-- start --

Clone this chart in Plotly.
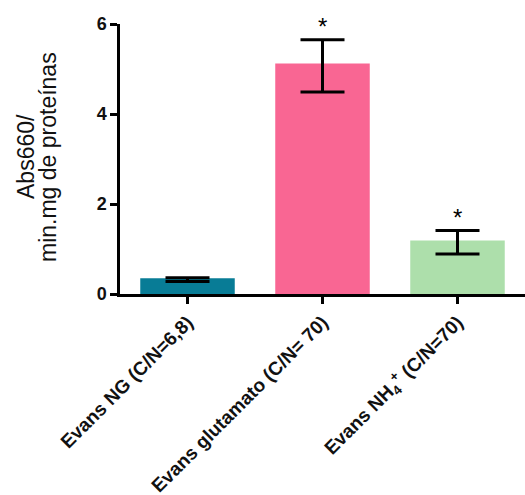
import plotly.graph_objects as go

# Bar chart: mean activity per culture medium with error bars and significance marks
categories = [
    "<b>Evans NG (C/N=6,8)</b>",
    "<b>Evans glutamato (C/N= 70)</b>",
    "<b>Evans NH<sub>4</sub><sup>+</sup> (C/N=70)</b>",
]
means = [0.35, 5.12, 1.19]
err_plus = [0.01, 0.53, 0.22]
err_minus = [0.07, 0.63, 0.30]
bar_colors = ["#087c96", "#f96693", "#addfab"]
significant = [False, True, True]
y_ticks = [0, 2, 4, 6]
y_title_lines = ["Abs660/", "min.mg de proteínas"]

FONT = "Arial, Liberation Sans, sans-serif"

fig = go.Figure(
    go.Bar(
        x=categories,
        y=means,
        marker=dict(color=bar_colors, line=dict(width=0)),
        error_y=dict(
            type="data",
            symmetric=False,
            array=err_plus,
            arrayminus=err_minus,
            color="black",
            thickness=3,
            width=22,
        ),
    )
)

# Asterisks above the significant bars
for cat, m, ep, sig in zip(categories, means, err_plus, significant):
    if sig:
        fig.add_annotation(
            x=cat, y=m + ep, text="*", showarrow=False,
            yanchor="bottom", yshift=-2,
            font=dict(family=FONT, size=24, color="black"),
        )

# Two-line y-axis title, one annotation per line for tight line spacing
for line, shift in zip(y_title_lines, [-94, -72]):
    fig.add_annotation(
        xref="paper", yref="paper", x=0, y=0.5, xshift=shift, yshift=2,
        text=line, textangle=-90,
        showarrow=False, xanchor="center", yanchor="middle",
        font=dict(family=FONT, size=23, color="#111111"),
    )

fig.update_layout(
    width=525, height=495,
    margin=dict(l=120, r=0, t=24, b=201, autoexpand=False),
    paper_bgcolor="white", plot_bgcolor="white",
    bargap=0.3,
    showlegend=False,
    font=dict(family=FONT, color="black"),
)
fig.update_xaxes(
    range=[-0.5, 2.5], automargin=False,
    showline=True, linecolor="black", linewidth=2.5,
    ticks="outside", ticklen=7, tickwidth=2.5, tickcolor="black",
    tickangle=-45, tickfont=dict(family=FONT, size=19, color="#111111"),
    showgrid=False, zeroline=False,
)
fig.update_yaxes(
    range=[0, 6], tickvals=y_ticks, automargin=False,
    ticktext=[f"<b>{v}</b>" for v in y_ticks],
    showline=True, linecolor="black", linewidth=2.5,
    ticks="outside", ticklen=7, tickwidth=2.5, tickcolor="black",
    tickfont=dict(family=FONT, size=18, color="#111111"),
    showgrid=False, zeroline=False,
)

fig.write_html("out.html")
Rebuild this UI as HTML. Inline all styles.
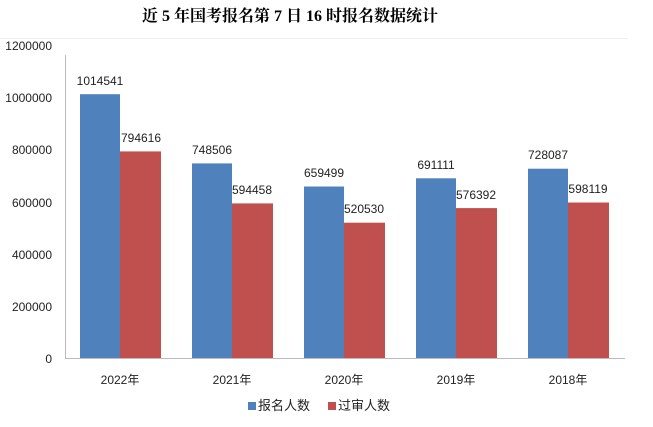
<!DOCTYPE html>
<html><head><meta charset="utf-8"><style>
body{margin:0;background:#fff;width:653px;height:422px;overflow:hidden}
svg text{font-family:"Liberation Sans","Noto Sans CJK SC",sans-serif;fill:#222}
</style></head><body>
<svg width="653" height="422" xmlns="http://www.w3.org/2000/svg">
<text x="290" y="21" text-anchor="middle" style="font-family:'Liberation Serif','Noto Serif CJK SC',serif;font-weight:bold;font-size:16px;fill:#000">近 5 年国考报名第 7 日 16 时报名数据统计</text>
<line x1="0" y1="38.5" x2="628" y2="38.5" stroke="#eee"/>
<line x1="65.5" y1="55" x2="65.5" y2="358" stroke="#bbb"/>
<line x1="65" y1="358.5" x2="625" y2="358.5" stroke="#bbb"/>
<g font-size="12" text-anchor="end">
<text x="52" y="50">1200000</text>
<text x="52" y="102">1000000</text>
<text x="52" y="154">800000</text>
<text x="52" y="207">600000</text>
<text x="52" y="259">400000</text>
<text x="52" y="311">200000</text>
<text x="52" y="363">0</text>
</g>
<g fill="#4f81bd">
<rect x="80" y="94.2" width="40" height="263.8"/>
<rect x="192" y="163.4" width="40" height="194.6"/>
<rect x="304" y="186.5" width="40" height="171.5"/>
<rect x="416" y="178.3" width="40" height="179.7"/>
<rect x="528" y="168.7" width="40" height="189.3"/>
</g>
<g fill="#c0504d">
<rect x="120" y="151.4" width="41" height="206.6"/>
<rect x="232" y="203.4" width="41" height="154.6"/>
<rect x="344" y="222.7" width="41" height="135.3"/>
<rect x="456" y="208.1" width="41" height="149.9"/>
<rect x="568" y="202.5" width="41" height="155.5"/>
</g>
<g font-size="12" text-anchor="middle">
<text x="100" y="85">1014541</text><text x="141" y="142">794616</text>
<text x="212" y="154">748506</text><text x="252" y="194">594458</text>
<text x="324" y="177">659499</text><text x="364" y="213">520530</text>
<text x="436" y="169">691111</text><text x="476" y="199">576392</text>
<text x="548" y="159">728087</text><text x="588" y="193">598119</text>
<text x="120" y="384">2022年</text><text x="232" y="384">2021年</text>
<text x="344" y="384">2020年</text><text x="456" y="384">2019年</text>
<text x="568" y="384">2018年</text>
</g>
<rect x="248" y="402" width="8" height="8" fill="#4f81bd"/>
<text x="258" y="410" font-size="13">报名人数</text>
<rect x="328" y="402" width="8" height="8" fill="#c0504d"/>
<text x="338" y="410" font-size="13">过审人数</text>
</svg>
</body></html>
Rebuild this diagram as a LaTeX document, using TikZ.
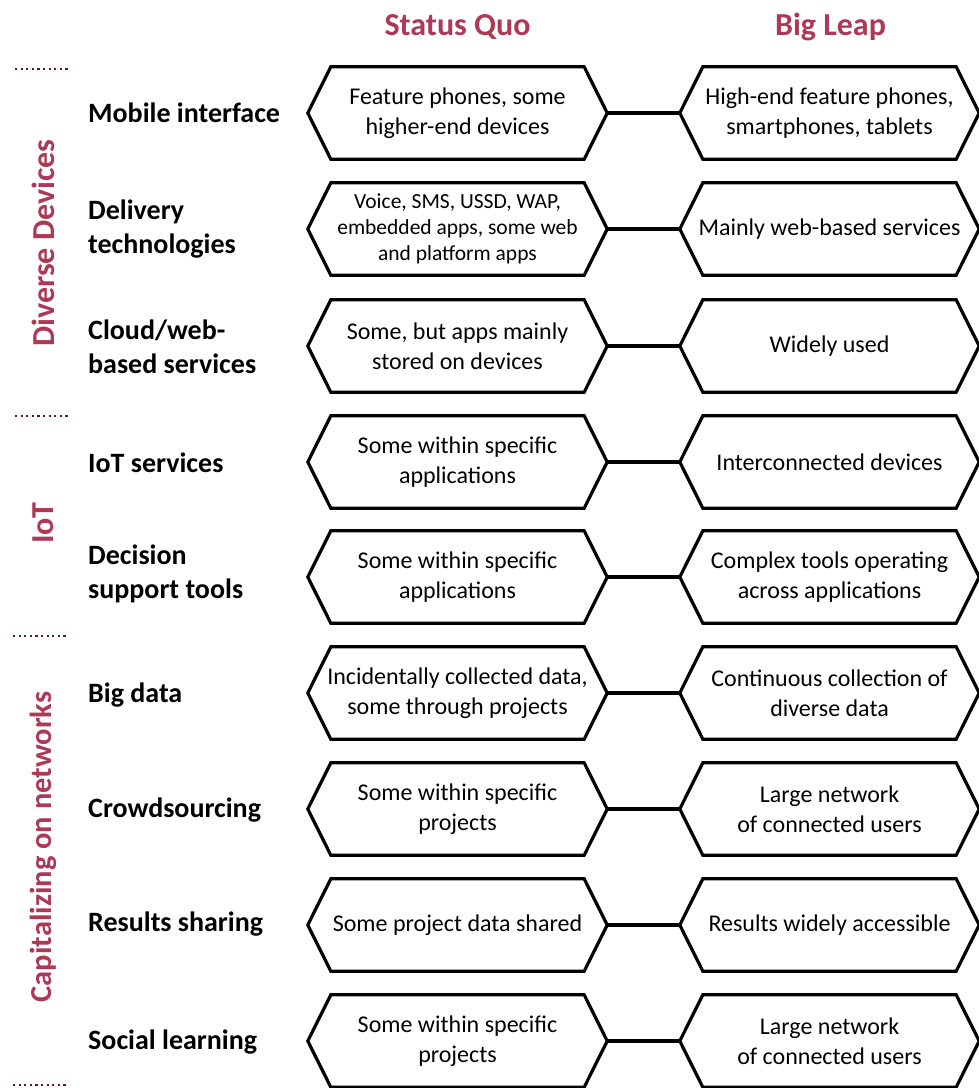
\documentclass[tikz,border=0pt]{standalone}
\usepackage{fontspec}
\setmainfont{Carlito}
\usepackage{xcolor}
\definecolor{headred}{RGB}{172,58,86}
\definecolor{sepred}{RGB}{96,22,40}

\begin{document}
\begin{tikzpicture}[x=1pt, y=-1pt,
    hexbox/.style={minimum width=299pt, minimum height=92pt, inner sep=0pt, align=center,
      font=\fontsize{24}{30}\selectfont},
    hexline/.style={line width=3.2pt, line join=miter},
    joinline/.style={line width=4pt},
    rowname/.style={anchor=west, align=left, inner sep=0pt, font=\bfseries\fontsize{28}{34}\selectfont},
    colhead/.style={font=\bfseries\fontsize{32}{38}\selectfont, text=headred},
    grouptitle/.style={rotate=90, inner sep=0pt, font=\bfseries\fontsize{32}{38}\selectfont, text=headred},
    groupsep/.style={draw=sepred, line width=2.2pt, dash pattern=on 2.2pt off 3.4pt}]
  \useasboundingbox (0,0) rectangle (979,1088);
  \tikzstyle{small} = [font=\fontsize{21.5}{26}\selectfont]

  % column heads
  \node[colhead] (quoHead) at (457.5,27) {Status Quo};
  \node[colhead] (leapHead) at (830.5,27) {Big Leap};

  % groups on the left
  \node[grouptitle] (devices) at (43,243) {Diverse Devices};
  \node[grouptitle] (iot) at (43,523) {IoT};
  \node[grouptitle, font=\bfseries\fontsize{30.5}{36}\selectfont] (networks) at (43,847) {Capitalizing on networks};
  \draw[groupsep] (15,69) -- (70,69);
  \draw[groupsep] (15,416) -- (70,416);
  \draw[groupsep] (13,636) -- (68,636);
  \draw[groupsep] (13,1085) -- (68,1085);

  % rows
  \node[rowname] (nameMobile) at (88,113) {Mobile interface};
  \node[hexbox] (quoMobile) at (457.5,113) {Feature phones, some\\higher-end devices};
  \node[hexbox] (leapMobile) at (829.5,113) {High-end feature phones,\\smartphones, tablets};

  \node[rowname] (nameDelivery) at (88,229) {Delivery\\technologies};
  \node[hexbox, small] (quoDelivery) at (457.5,229) {Voice, SMS, USSD, WAP,\\embedded apps, some web\\and platform apps};
  \node[hexbox] (leapDelivery) at (829.5,229) {Mainly web-based services};

  \node[rowname] (nameCloud) at (88,347) {Cloud/web-\\based services};
  \node[hexbox] (quoCloud) at (457.5,346) {Some, but apps mainly\\stored on devices};
  \node[hexbox] (leapCloud) at (829.5,346) {Widely used};

  \node[rowname] (nameIoT) at (88,463) {IoT services};
  \node[hexbox] (quoIoT) at (457.5,462) {Some within specific\\applications};
  \node[hexbox] (leapIoT) at (829.5,462) {Interconnected devices};

  \node[rowname] (nameDecision) at (88,574) {Decision\\support tools};
  \node[hexbox] (quoDecision) at (457.5,577) {Some within specific\\applications};
  \node[hexbox] (leapDecision) at (829.5,577) {Complex tools operating\\across applications};

  \node[rowname] (nameBigData) at (88,695) {Big data};
  \node[hexbox] (quoBigData) at (457.5,693) {Incidentally collected data,\\some through projects};
  \node[hexbox] (leapBigData) at (829.5,693) {Continuous collection of\\diverse data};

  \node[rowname] (nameCrowd) at (88,810) {Crowdsourcing};
  \node[hexbox] (quoCrowd) at (457.5,809) {Some within specific\\projects};
  \node[hexbox] (leapCrowd) at (829.5,809) {Large network\\of connected users};

  \node[rowname] (nameResults) at (88,924) {Results sharing};
  \node[hexbox] (quoResults) at (457.5,925) {Some project data shared};
  \node[hexbox] (leapResults) at (829.5,925) {Results widely accessible};

  \node[rowname] (nameSocial) at (88,1042) {Social learning};
  \node[hexbox] (quoSocial) at (457.5,1041) {Some within specific\\projects};
  \node[hexbox] (leapSocial) at (829.5,1041) {Large network\\of connected users};

  % hexagon outlines and links
  \foreach \r in {Mobile,Delivery,Cloud,IoT,Decision,BigData,Crowd,Results,Social} {
    \foreach \c in {quo,leap} {
      \draw[hexline] (\c\r.west) -- ([xshift=23pt]\c\r.north west) -- ([xshift=-23pt]\c\r.north east)
        -- (\c\r.east) -- ([xshift=-23pt]\c\r.south east) -- ([xshift=23pt]\c\r.south west) -- cycle;
    }
    \draw[joinline] (quo\r.east) -- (leap\r.west);
  }
\end{tikzpicture}
\end{document}
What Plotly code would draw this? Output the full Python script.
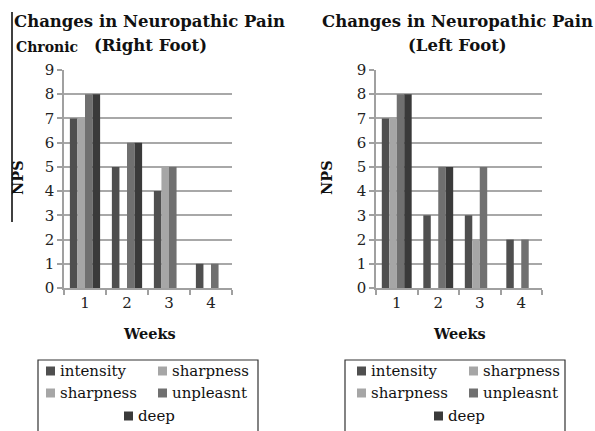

-- end --

* **PROBLEM DESCRIPTION**:
Your task is to reproduce the entries above word for word, from the first line through the line with "import plotly.graph_objects as go", and please leave out any pictures.

* **COMPLETE ANSWER**:
Clone this chart in Plotly.
import plotly.graph_objects as go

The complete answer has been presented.